In fact, the lawmakers targeted by FCNL for the resolution were chosen based on their votes on eight amendments to last year’s budget bills. Ninety-nine House Republicans last Congress recorded at least one vote on that list, of which 50 voted for more than one.

But some Republicans who signed the resolution might decouple their climate views from votes on agency budgets. Many were elected on a broader platform to cut spending, make government smaller and reduce the national debt.

“That’s a different piece, what goes on with the budget and my personal views on this,” Mast said. “Every agency tries to come up with how they can spend every dollar in their coffer so that they can ask for even more money the next year.”

US president Donald Trump signs orders to green-light the Keystone XL and Dakota Access pipelines (Photo: Office of the President of the United States)

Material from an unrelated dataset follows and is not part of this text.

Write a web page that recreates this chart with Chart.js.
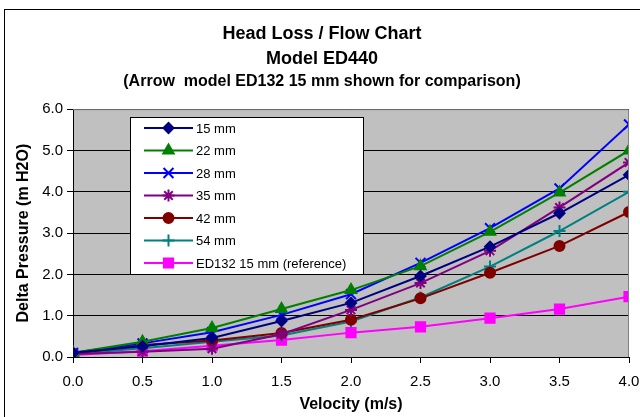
<!DOCTYPE html>
<html>
<head>
<meta charset="utf-8">
<title>Head Loss / Flow Chart</title>
<script src="https://cdn.jsdelivr.net/npm/chart.js"></script>
<style>
  html, body { margin: 0; padding: 0; background: #ffffff; }
  #contenedor { width: 640px; height: 417px; }
</style>
</head>
<body>
<div id="contenedor"><canvas id="perdidaCarga"></canvas></div>
<script>
// Velocidad (m/s)
const velocidades = [0.0, 0.5, 1.0, 1.5, 2.0, 2.5, 3.0, 3.5, 4.0];

// Delta de presion (m H2O) por diametro
const serie15mm = [0.10, 0.26, 0.46, 0.87, 1.31, 1.96, 2.67, 3.48, 4.41];
const serie22mm = [0.10, 0.37, 0.70, 1.16, 1.62, 2.20, 3.03, 3.98, 5.00];
const serie28mm = [0.10, 0.33, 0.60, 1.02, 1.52, 2.28, 3.12, 4.08, 5.63];
const serie35mm = [0.07, 0.13, 0.20, 0.55, 1.14, 1.79, 2.57, 3.62, 4.71];
const serie42mm = [0.08, 0.29, 0.40, 0.58, 0.90, 1.42, 2.04, 2.69, 3.51];
const serie54mm = [0.07, 0.21, 0.37, 0.52, 0.86, 1.44, 2.19, 3.05, 4.00];
const serieED132 = [0.05, 0.14, 0.27, 0.41, 0.59, 0.73, 0.94, 1.16, 1.46];

const nombresSeries = ['15 mm', '22 mm', '28 mm', '35 mm', '42 mm', '54 mm', 'ED132 15 mm (reference)'];

const fuente = "'Liberation Sans', Arial, Helvetica, sans-serif";

/**
 * Une las velocidades con los valores de una serie
 */
var obtenerPuntos = function(valores) {
    const puntos = [];
    valores.forEach((v, i) => {
        puntos.push({ x: velocidades[i], y: v });
    });
    return puntos;
}

/**
 * Arma un dataset con su color y su marcador
 */
var armarSerie = function(nombre, valores, color, marcador, radio) {
    return {
        label: nombre,
        data: obtenerPuntos(valores),
        borderColor: color,
        backgroundColor: color,
        borderWidth: 2,
        pointStyle: marcador,
        pointRadius: radio,
        pointHoverRadius: radio,
        pointBackgroundColor: color,
        pointBorderColor: color,
        pointBorderWidth: 2,
        tension: 0,
        fill: false
    };
}

// Fondo gris del area de trazado y marco del grafico
const fondoPlugin = {
    id: 'fondo',
    beforeDraw(chart) {
        const ctx = chart.ctx;
        const a = chart.chartArea;
        ctx.save();
        ctx.fillStyle = '#ffffff';
        ctx.fillRect(0, 0, chart.width, chart.height);
        ctx.strokeStyle = '#000000';
        ctx.lineWidth = 1;
        ctx.strokeRect(4.5, 9.5, chart.width + 20, chart.height + 20);
        ctx.fillStyle = '#c0c0c0';
        ctx.fillRect(a.left, a.top, a.right - a.left, a.bottom - a.top);
        ctx.restore();
    },
    afterDatasetsDraw(chart) {
        const ctx = chart.ctx;
        const a = chart.chartArea;
        ctx.save();
        ctx.strokeStyle = '#808080';
        ctx.lineWidth = 1;
        ctx.beginPath();
        ctx.moveTo(a.left, a.top + 0.5);
        ctx.lineTo(a.right - 0.5, a.top + 0.5);
        ctx.lineTo(a.right - 0.5, a.bottom);
        ctx.stroke();
        ctx.restore();
    }
};

// Leyenda dentro del area de trazado
const leyendaPlugin = {
    id: 'leyendaInterna',
    afterDraw(chart) {
        const ctx = chart.ctx;
        const x0 = 130, y0 = 117, ancho = 233, alto = 157, paso = 22.5;
        ctx.save();
        ctx.fillStyle = '#ffffff';
        ctx.fillRect(x0, y0, ancho, alto);
        ctx.strokeStyle = '#000000';
        ctx.lineWidth = 1;
        ctx.strokeRect(x0 + 0.5, y0 + 0.5, ancho, alto);
        ctx.font = '13px ' + fuente;
        ctx.textBaseline = 'middle';
        chart.data.datasets.forEach((ds, i) => {
            const y = y0 + 11 + i * paso;
            ctx.strokeStyle = ds.borderColor;
            ctx.lineWidth = 2;
            ctx.beginPath();
            ctx.moveTo(x0 + 14, y);
            ctx.lineTo(x0 + 63, y);
            ctx.stroke();
            ctx.fillStyle = ds.borderColor;
            Chart.helpers.drawPoint(ctx, {
                pointStyle: ds.pointStyle,
                radius: ds.pointRadius,
                borderWidth: 2,
                rotation: 0
            }, x0 + 38.5, y);
            ctx.fillStyle = '#000000';
            ctx.fillText(ds.label, x0 + 66, y + 1);
        });
        ctx.restore();
    }
};

const ctx = document.getElementById('perdidaCarga');

new Chart(ctx, {
    type: 'line',
    data: {
        datasets: [
            armarSerie(nombresSeries[0], serie15mm, '#000080', 'rectRot', 5),
            armarSerie(nombresSeries[1], serie22mm, '#008000', 'triangle', 6),
            armarSerie(nombresSeries[2], serie28mm, '#0000ff', 'crossRot', 7),
            armarSerie(nombresSeries[3], serie35mm, '#800080', 'star', 6),
            armarSerie(nombresSeries[4], serie42mm, '#800000', 'circle', 5),
            armarSerie(nombresSeries[5], serie54mm, '#008080', 'cross', 6),
            armarSerie(nombresSeries[6], serieED132, '#ff00ff', 'rect', 6.5)
        ]
    },
    options: {
        responsive: true,
        maintainAspectRatio: false,
        animation: false,
        layout: { padding: { left: 4, right: 0, top: 0, bottom: 0 } },
        plugins: {
            legend: { display: false },
            tooltip: { enabled: false },
            title: {
                display: true,
                text: ['Head Loss / Flow Chart', 'Model ED440'],
                color: '#000000',
                font: { family: fuente, size: 18, weight: 'bold', lineHeight: 1.36 },
                padding: { top: 22, bottom: 0 }
            },
            subtitle: {
                display: true,
                text: '(Arrow  model ED132 15 mm shown for comparison)',
                color: '#000000',
                font: { family: fuente, size: 16, weight: 'bold', lineHeight: 1.2 },
                padding: { top: 1, bottom: 18 }
            }
        },
        scales: {
            x: {
                type: 'linear',
                min: 0,
                max: 4,
                afterFit: function(scale) {
                    scale.height = 60;
                    scale.paddingLeft = 0;
                    scale.paddingRight = 11;
                },
                ticks: {
                    stepSize: 0.5,
                    color: '#000000',
                    padding: 10,
                    font: { family: fuente, size: 15 },
                    callback: function(v) { return v.toFixed(1); }
                },
                grid: {
                    drawOnChartArea: false,
                    drawTicks: true,
                    tickLength: 6,
                    tickColor: '#000000'
                },
                border: { color: '#000000', width: 1 },
                title: {
                    display: true,
                    text: 'Velocity (m/s)',
                    color: '#000000',
                    font: { family: fuente, size: 16, weight: 'bold', lineHeight: 1.2 },
                    padding: { top: 0, bottom: 2.5 }
                }
            },
            y: {
                min: 0,
                max: 6,
                afterFit: function(scale) { scale.width = 69; },
                ticks: {
                    stepSize: 1,
                    color: '#000000',
                    padding: 4,
                    font: { family: fuente, size: 15 },
                    callback: function(v) { return v.toFixed(1); }
                },
                grid: {
                    color: '#000000',
                    lineWidth: 1,
                    drawTicks: true,
                    tickLength: 6,
                    tickColor: '#000000'
                },
                border: { color: '#000000', width: 1 },
                title: {
                    display: true,
                    text: 'Delta Pressure (m H2O)',
                    color: '#000000',
                    font: { family: fuente, size: 16, weight: 'bold', lineHeight: 1.2 },
                    padding: { top: 10, bottom: 0 }
                }
            }
        }
    },
    plugins: [fondoPlugin, leyendaPlugin]
});
</script>
</body>
</html>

When asked whether he would push back against science-specific cuts, Mast said, “There’s room to streamline I think every single agency out there. That’s all I’ve got for you.”

Many environmental groups will likely call such votes hypocritical. Some of the more prominent ones chastise Republicans when they support budget policies that take aim at environmental programs. Now, they’ll have a list of at least 17 to keep honest.

But Danny Richter, legislative and science director with Citizens Climate Lobby, said measuring Republican climate ambition requires a sliding scale. He said some environmental groups have poisoned the political atmosphere on climate change for Republicans.

Richter said there has been progress. Lawmakers that stood sheepishly on the sidelines two years ago have held climate change meetings with constituents in their districts to discuss local effects. These are the baby steps that could one day lead to a sprint, he said.

“Even in instances where you have had environmental groups support Republicans it’s been an uneasy alliance, and that has limited the success,” Richter said in an interview. “I’ve heard environmental groups say they want to ‘thank and spank.’ [Citizens Climate Lobby] is going to leave off the spank.”